**WRITTEN INSTRUCTION:** In the listing that follows, count every line with the word "matplotlib" in it and write only the total.

────────────────────────────────────────

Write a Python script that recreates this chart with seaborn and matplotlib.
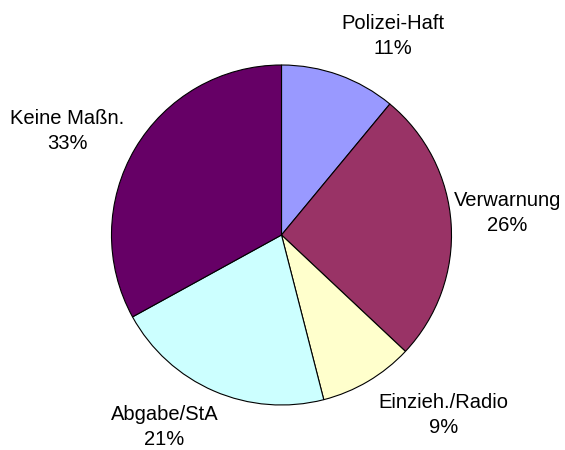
import matplotlib
matplotlib.use("Agg")
import matplotlib.pyplot as plt
import seaborn as sns

categories = ["Polizei-Haft", "Verwarnung", "Einzieh./Radio", "Abgabe/StA", "Keine Maßn."]
values = [11, 26, 9, 21, 33]
colors = ["#9999FF", "#993366", "#FFFFCC", "#CCFFFF", "#660066"]

# label nudges (layout only, in pie-radius units)
label_nudges = [(0.206, -0.071), (0.012, 0.046), (0.281, 0.077), (-0.164, 0.082), (-0.123, -0.060)]

sns.set_theme(style="white")
plt.rcParams['font.family'] = ['Liberation Sans', 'DejaVu Sans']

fig = plt.figure(figsize=(5.65, 4.5), dpi=100)
fig.patch.set_facecolor("white")
cx, cy, r = 281.5, 235, 170
ax = fig.add_axes([(cx - r) / 565, (450 - cy - r) / 450, 2 * r / 565, 2 * r / 450])

labels = [f"{c}\n{v}%" for c, v in zip(categories, values)]
wedges, texts = ax.pie(values, labels=labels, colors=colors, startangle=90, counterclock=False,
                       radius=1, labeldistance=1.32,
                       wedgeprops=dict(edgecolor="black", linewidth=0.8),
                       textprops=dict(fontsize=14.5, color="black", linespacing=1.4))
ax.set_xlim(-1, 1)
ax.set_ylim(-1, 1)
ax.axis("off")
for t, (dx, dy) in zip(texts, label_nudges):
    x, y = t.get_position()
    t.set_position((x + dx, y + dy))
    t.set_ha("center")
    t.set_va("center")
    t.set_multialignment("center")
    t.set_clip_on(False)

fig.savefig("out.png", dpi=100, facecolor="white")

────────────────────────────────────────

**CORRECT RESPONSE:** 4